Algunos financistas dilapidan su dinero en empresas absurdas. Otros se apasionan con tener una biblioteca valiosa, piezas de arte únicas y una colección de más un millar de pequeños sellos y tabletas con escritura cuneiforme de la antigua Mesopotamia. Pierpont Morgan, uno de los financistas más poderosos del mundo a fines del siglo XIX y comienzos del XX, gastó una fortuna en coleccionar arte, libros y restos arqueológicos que le apasionaban, como aquellos encontrados en las excavaciones de la mitológica ciudad de Nínive.
Lo más fascinante del museo han sido estos sellos cilíndricos (parecen corchos de botella), con diminutos grabados de gran detalle referentes a historias de la vida, los mitos y las leyendas de los habitantes de aquella región. Estos sellos pertenecen a una civilización que floreció 2000 años antes de Cristo. Fue tan brutal–y tan perdida en la noche del tiempo–la desaparición de la espléndida ciudad de Nínive, que cuando Herodoto escribió sus Historias, en el año 400 antes de Cristo, no la menciona. Sin embargo, en las tablillas encontradas en las excavaciones, emerge la historia de una civilización muy avanzada. Entre sus símbolos cuneiformes, se han encontrado evidencias de epopeyas que han llegado hasta nosotros por otros medios, como la de un hombre bueno al que los dioses encargaron rescatar un ejemplar de cada especie animal, subiéndolo a bordo de una gran barcaza, porque la Tierra iba a ser inundada. Estas tablillas originales-que se encuentran en exhibición, acompañadas de traducciones al inglés- cuentan también la historia de reyes avaros asesinados por sus parientes; y la de un rey muy noble que se vestía de obrero para moldear el primer ladrillo de un templo, enseñando a su pueblo que los reyes tenían que ser humildes para ser respetados por sus deidades.

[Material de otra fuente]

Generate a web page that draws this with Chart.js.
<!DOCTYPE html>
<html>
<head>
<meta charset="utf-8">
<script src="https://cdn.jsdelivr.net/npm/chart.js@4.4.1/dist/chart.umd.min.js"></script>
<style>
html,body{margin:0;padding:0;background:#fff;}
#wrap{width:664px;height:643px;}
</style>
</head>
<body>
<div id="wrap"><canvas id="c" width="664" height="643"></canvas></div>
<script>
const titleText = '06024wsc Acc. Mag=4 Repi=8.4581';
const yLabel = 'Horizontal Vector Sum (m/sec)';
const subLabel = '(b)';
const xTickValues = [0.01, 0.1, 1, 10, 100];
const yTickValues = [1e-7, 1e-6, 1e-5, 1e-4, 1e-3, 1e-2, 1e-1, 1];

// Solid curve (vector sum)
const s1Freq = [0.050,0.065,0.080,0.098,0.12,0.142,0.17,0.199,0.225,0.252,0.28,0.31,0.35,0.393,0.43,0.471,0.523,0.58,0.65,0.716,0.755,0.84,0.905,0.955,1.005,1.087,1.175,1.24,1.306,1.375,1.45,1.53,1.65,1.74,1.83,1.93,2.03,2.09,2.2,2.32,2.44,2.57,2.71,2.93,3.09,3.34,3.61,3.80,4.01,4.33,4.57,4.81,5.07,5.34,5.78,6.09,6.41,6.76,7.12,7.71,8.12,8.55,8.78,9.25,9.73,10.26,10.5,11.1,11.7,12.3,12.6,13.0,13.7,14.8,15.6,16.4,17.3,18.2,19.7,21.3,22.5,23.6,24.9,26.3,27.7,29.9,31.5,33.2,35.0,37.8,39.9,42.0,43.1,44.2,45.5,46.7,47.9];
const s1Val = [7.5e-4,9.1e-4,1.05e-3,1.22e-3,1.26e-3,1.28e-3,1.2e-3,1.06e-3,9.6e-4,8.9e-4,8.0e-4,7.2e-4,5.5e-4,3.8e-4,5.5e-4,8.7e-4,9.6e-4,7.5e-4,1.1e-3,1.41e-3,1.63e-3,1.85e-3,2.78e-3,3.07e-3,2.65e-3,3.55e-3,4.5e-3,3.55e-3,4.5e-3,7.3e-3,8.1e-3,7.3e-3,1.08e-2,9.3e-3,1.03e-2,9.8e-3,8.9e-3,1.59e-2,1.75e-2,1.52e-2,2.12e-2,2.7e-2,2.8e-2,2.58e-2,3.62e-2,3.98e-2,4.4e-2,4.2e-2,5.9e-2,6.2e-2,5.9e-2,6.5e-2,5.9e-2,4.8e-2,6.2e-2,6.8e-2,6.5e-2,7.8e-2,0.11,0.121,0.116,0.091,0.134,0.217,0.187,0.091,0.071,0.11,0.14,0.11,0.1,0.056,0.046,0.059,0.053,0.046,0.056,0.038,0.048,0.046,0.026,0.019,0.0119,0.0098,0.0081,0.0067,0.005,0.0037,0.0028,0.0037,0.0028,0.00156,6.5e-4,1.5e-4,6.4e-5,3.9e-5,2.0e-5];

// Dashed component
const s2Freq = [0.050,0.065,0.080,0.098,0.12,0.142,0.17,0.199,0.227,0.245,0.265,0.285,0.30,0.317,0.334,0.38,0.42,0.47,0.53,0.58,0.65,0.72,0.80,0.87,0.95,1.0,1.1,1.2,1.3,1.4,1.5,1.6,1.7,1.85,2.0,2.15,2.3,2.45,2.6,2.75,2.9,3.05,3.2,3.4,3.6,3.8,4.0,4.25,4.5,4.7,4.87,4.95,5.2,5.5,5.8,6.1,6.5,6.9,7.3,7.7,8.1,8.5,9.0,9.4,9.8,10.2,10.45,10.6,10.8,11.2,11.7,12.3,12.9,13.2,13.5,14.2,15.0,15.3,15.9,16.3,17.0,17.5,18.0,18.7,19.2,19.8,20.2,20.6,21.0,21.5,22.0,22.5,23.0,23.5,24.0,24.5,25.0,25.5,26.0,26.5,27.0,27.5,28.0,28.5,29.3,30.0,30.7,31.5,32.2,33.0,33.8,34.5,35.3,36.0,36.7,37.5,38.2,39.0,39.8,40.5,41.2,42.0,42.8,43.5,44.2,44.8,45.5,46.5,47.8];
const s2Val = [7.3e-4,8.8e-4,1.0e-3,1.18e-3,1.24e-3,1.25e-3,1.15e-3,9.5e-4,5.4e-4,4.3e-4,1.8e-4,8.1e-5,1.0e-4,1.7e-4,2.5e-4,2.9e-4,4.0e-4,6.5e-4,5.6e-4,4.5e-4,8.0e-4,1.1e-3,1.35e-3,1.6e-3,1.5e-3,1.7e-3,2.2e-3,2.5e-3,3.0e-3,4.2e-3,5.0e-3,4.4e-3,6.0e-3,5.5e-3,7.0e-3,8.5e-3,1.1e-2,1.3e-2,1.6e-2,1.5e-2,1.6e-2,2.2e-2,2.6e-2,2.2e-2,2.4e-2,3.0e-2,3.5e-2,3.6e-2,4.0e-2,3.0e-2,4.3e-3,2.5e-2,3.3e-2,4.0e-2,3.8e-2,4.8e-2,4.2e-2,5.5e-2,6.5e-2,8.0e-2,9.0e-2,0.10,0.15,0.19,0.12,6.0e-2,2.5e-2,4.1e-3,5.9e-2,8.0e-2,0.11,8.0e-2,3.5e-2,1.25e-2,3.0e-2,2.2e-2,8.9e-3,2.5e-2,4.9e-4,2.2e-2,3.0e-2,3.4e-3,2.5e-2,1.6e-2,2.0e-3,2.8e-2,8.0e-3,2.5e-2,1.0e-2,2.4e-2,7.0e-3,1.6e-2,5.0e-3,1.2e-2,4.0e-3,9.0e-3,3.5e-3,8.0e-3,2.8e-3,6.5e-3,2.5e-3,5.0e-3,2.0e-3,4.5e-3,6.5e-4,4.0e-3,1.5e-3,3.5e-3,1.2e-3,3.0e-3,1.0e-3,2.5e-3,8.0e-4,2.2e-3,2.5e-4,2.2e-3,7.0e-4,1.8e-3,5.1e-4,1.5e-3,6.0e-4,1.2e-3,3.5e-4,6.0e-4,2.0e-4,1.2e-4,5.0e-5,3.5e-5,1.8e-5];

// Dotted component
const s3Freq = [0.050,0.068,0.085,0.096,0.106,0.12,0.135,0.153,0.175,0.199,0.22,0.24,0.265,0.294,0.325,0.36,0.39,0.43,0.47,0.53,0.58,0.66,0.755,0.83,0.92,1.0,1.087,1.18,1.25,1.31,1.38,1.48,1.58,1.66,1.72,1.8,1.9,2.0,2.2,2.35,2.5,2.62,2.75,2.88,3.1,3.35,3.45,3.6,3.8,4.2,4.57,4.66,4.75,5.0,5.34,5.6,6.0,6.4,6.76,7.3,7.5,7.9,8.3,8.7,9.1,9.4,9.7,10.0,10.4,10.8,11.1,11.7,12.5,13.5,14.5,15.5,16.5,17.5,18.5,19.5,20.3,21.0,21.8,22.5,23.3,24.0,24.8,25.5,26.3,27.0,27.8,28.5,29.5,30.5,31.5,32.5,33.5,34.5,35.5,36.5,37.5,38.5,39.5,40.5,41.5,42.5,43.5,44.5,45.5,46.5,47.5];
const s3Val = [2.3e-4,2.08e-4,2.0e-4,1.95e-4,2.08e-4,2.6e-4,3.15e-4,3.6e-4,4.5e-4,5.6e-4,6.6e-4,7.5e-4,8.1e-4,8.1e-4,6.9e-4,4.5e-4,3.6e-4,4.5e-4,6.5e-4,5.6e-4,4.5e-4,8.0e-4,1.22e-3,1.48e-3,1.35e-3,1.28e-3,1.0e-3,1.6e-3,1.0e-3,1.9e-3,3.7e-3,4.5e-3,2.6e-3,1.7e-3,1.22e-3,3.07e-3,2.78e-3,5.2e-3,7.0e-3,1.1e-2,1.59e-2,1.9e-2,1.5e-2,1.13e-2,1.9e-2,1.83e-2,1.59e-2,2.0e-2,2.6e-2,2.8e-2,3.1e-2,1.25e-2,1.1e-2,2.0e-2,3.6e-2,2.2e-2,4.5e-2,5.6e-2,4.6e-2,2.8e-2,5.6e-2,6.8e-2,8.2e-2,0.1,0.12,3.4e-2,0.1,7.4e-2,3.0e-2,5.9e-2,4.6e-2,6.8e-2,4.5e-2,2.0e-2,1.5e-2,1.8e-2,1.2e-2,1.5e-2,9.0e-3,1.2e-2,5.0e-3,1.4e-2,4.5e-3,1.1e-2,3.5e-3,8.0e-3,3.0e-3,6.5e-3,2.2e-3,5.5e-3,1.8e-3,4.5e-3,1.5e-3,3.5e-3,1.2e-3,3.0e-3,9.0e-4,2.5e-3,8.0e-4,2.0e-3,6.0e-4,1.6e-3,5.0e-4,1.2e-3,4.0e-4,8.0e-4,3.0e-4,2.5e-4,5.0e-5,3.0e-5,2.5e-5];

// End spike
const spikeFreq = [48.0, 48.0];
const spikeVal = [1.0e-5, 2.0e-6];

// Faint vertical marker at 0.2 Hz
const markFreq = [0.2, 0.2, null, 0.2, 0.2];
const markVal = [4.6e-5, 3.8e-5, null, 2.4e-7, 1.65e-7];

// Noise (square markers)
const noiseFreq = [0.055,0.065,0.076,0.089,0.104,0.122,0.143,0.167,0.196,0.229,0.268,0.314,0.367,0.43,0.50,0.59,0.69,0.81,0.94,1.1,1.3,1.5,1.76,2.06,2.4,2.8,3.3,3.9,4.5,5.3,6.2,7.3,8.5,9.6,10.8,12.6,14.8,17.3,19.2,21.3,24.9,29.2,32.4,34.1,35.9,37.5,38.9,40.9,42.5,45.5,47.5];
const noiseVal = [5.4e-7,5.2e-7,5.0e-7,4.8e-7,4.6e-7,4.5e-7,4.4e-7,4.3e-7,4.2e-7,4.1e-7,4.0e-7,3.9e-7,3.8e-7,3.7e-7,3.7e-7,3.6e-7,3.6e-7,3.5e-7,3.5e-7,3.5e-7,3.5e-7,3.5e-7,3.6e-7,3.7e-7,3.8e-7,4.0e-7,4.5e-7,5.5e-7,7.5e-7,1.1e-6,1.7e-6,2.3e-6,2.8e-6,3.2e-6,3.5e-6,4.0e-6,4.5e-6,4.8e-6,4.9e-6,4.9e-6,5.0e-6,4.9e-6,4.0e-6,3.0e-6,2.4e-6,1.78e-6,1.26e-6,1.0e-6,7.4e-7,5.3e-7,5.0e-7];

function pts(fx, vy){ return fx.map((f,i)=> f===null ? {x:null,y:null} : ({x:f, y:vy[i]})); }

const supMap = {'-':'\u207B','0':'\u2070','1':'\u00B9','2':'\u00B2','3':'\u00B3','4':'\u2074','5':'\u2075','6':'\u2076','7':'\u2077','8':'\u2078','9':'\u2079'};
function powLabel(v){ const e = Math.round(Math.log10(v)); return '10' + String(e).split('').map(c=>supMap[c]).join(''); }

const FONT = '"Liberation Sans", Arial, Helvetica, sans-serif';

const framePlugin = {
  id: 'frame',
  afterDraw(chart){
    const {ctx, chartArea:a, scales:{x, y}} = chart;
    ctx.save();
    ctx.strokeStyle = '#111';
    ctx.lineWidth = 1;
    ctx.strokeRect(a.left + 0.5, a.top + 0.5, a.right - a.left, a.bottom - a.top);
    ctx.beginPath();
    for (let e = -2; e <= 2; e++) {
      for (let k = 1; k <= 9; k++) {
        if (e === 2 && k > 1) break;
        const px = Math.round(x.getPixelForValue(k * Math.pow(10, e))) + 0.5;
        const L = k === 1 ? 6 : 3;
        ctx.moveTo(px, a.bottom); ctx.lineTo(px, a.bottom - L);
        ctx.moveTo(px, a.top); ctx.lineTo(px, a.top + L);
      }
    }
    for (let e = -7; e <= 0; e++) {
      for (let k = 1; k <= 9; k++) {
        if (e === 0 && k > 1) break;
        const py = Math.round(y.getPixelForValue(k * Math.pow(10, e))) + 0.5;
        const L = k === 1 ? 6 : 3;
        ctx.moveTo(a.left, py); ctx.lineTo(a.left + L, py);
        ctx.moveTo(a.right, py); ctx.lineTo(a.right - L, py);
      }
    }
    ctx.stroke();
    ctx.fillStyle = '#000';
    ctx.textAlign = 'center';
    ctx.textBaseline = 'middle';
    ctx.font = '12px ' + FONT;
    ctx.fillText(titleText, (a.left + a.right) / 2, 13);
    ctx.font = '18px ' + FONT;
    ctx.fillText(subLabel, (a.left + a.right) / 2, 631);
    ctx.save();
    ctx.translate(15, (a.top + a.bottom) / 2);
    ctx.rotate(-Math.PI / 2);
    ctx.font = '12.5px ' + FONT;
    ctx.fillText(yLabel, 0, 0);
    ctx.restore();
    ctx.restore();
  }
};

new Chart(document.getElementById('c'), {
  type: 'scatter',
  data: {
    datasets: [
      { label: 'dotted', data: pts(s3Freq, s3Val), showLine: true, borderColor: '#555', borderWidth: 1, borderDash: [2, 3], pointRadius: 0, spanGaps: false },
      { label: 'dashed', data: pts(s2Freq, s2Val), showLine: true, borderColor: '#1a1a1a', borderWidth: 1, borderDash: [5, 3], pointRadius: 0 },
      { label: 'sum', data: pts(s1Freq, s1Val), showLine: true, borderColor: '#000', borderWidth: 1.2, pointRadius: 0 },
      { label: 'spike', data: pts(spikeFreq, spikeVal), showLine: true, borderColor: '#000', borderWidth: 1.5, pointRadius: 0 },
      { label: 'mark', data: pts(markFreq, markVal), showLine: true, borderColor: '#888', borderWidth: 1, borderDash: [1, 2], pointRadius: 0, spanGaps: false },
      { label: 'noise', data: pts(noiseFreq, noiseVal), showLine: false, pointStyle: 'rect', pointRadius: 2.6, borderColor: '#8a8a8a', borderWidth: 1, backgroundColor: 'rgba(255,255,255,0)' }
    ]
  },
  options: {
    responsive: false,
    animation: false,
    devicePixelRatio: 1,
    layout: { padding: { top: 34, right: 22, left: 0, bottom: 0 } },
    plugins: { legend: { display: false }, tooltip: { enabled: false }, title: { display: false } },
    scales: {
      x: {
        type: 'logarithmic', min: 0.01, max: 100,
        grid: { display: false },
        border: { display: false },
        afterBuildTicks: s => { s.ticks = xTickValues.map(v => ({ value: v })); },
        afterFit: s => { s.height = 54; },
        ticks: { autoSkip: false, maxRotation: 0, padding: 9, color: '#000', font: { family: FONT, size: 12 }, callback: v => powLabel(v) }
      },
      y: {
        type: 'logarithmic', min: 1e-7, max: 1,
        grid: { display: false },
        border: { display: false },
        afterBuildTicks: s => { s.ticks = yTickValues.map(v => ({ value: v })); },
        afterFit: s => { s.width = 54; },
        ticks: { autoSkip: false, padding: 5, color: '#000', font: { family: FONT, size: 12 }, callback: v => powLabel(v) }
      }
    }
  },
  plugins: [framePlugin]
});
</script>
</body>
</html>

Otras cosas que me impresionaron en este museo: La Biblia de Gutemberg, una de las tres que adquirió Morgan; y el primer globo terráqueo (data de 1532) en bronce dorado, donde se dibuja la costa de Norteamérica que el cartógrafo ya había bautizado con su nombre: Verrazana; una partitura original de Mozart, obsequiada al rey de Bavaria y que se encuentra en una cajita acolchada con terciopelo; el retrato Cobbe de Shakespeare, que este año salió por primera vez de Gran Bretaña para llegar a la Morgan (junto con la pintura del Earl de Southhampton, protector del bardo); un par de hojas manuscritas del diario de Walt Whitman visitando a los heridos de la Guerra Civil y de Toureau cuando vivía en su famosa cabaña; una carta de John Adams cuando ya tenía más de 80 años, con la letra tembleque; la máscara que un escultor le hiciera en vida a George Washington; y por último: todos esos lomos de libros únicos que Morgan coleccionó–algunos de ellos protegidos de cualquier desgracia dentro de una bóveda de acero impenetrable–entre los que se cuentan primeras ediciones de los más grandes escritores en lengua inglesa: Dickens, Wilde, Johnson, Swift, Shakespeare; pero también de Balzac y de Goethe, en francés y en alemán. Algo que me llamó la atención: las varias copias que tenía Morgan, alrededor de salones y anaqueles de su vasta biblioteca, de un libro en particular: Las aventuras de Robinson Crusoe.